Objective |
Extract word for word the lines of the listing from its start to the line holding "(0,0) rectangle (1130,610);", both ends kept; pictures are not part of the copy.
— Begin —
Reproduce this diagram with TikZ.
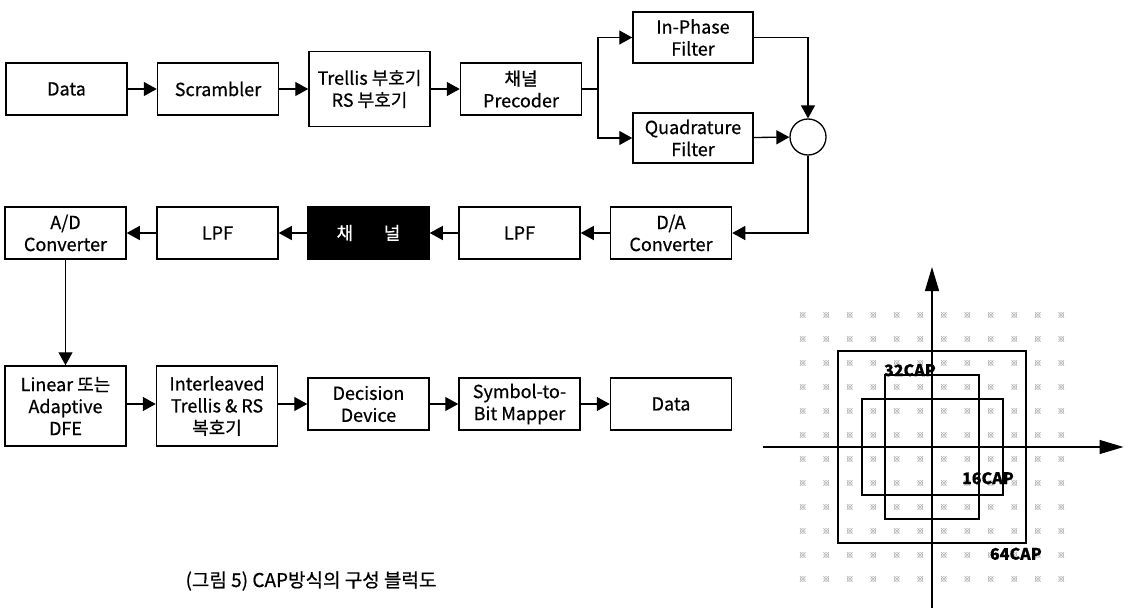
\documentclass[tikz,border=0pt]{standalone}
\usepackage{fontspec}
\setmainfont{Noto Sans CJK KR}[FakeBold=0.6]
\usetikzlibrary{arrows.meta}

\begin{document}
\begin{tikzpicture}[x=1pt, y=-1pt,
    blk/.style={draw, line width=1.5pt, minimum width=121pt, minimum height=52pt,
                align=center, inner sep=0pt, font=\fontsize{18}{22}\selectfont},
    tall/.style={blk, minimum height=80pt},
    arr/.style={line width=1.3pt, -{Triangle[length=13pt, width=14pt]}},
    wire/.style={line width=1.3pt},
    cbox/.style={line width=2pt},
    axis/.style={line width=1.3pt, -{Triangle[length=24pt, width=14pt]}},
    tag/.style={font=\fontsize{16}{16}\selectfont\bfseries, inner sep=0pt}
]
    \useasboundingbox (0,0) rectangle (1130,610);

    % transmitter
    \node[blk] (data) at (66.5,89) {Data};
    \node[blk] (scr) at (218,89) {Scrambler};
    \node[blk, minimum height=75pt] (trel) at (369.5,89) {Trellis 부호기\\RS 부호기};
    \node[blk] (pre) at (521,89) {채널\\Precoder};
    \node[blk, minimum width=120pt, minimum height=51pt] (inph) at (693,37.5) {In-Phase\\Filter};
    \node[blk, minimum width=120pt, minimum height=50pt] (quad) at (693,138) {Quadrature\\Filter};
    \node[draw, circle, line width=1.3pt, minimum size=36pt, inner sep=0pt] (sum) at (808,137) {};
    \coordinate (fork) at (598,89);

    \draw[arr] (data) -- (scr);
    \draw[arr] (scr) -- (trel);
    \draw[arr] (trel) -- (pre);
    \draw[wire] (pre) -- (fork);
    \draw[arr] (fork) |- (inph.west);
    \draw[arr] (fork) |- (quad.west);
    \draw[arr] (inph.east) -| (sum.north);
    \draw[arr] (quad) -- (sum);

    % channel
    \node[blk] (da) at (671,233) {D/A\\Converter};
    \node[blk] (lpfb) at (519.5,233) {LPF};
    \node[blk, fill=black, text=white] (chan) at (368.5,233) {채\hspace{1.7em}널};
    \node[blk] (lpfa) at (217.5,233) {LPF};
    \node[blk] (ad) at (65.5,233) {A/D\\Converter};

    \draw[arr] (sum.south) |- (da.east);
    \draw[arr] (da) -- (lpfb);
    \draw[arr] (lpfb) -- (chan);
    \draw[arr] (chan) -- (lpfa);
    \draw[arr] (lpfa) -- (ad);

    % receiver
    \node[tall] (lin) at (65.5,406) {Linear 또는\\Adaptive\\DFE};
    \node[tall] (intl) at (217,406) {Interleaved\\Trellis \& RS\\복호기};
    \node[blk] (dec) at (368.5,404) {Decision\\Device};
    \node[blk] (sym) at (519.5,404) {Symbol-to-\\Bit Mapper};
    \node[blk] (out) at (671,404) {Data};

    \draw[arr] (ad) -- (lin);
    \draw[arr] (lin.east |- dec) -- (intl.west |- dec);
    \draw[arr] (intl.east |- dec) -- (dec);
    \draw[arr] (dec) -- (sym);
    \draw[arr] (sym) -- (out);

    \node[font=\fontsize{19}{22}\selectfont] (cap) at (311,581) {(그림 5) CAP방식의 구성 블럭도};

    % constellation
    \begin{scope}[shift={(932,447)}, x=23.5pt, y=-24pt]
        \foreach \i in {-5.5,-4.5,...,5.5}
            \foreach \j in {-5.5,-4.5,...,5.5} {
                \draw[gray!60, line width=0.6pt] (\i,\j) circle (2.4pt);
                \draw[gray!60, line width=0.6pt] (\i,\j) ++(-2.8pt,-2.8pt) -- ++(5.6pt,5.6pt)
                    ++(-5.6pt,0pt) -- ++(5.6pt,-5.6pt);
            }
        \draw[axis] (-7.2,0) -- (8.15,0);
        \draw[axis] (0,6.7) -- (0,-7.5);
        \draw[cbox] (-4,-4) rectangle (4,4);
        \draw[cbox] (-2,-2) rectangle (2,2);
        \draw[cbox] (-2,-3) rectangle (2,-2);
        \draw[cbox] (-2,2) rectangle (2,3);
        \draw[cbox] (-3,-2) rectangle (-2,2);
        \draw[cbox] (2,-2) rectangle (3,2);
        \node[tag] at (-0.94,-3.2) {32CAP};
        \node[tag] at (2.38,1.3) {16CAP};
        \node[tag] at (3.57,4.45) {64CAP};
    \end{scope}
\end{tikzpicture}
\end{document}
— End —
Written solution |
Reproduce this diagram with TikZ.
\documentclass[tikz,border=0pt]{standalone}
\usepackage{fontspec}
\setmainfont{Noto Sans CJK KR}[FakeBold=0.6]
\usetikzlibrary{arrows.meta}

\begin{document}
\begin{tikzpicture}[x=1pt, y=-1pt,
    blk/.style={draw, line width=1.5pt, minimum width=121pt, minimum height=52pt,
                align=center, inner sep=0pt, font=\fontsize{18}{22}\selectfont},
    tall/.style={blk, minimum height=80pt},
    arr/.style={line width=1.3pt, -{Triangle[length=13pt, width=14pt]}},
    wire/.style={line width=1.3pt},
    cbox/.style={line width=2pt},
    axis/.style={line width=1.3pt, -{Triangle[length=24pt, width=14pt]}},
    tag/.style={font=\fontsize{16}{16}\selectfont\bfseries, inner sep=0pt}
]
    \useasboundingbox (0,0) rectangle (1130,610);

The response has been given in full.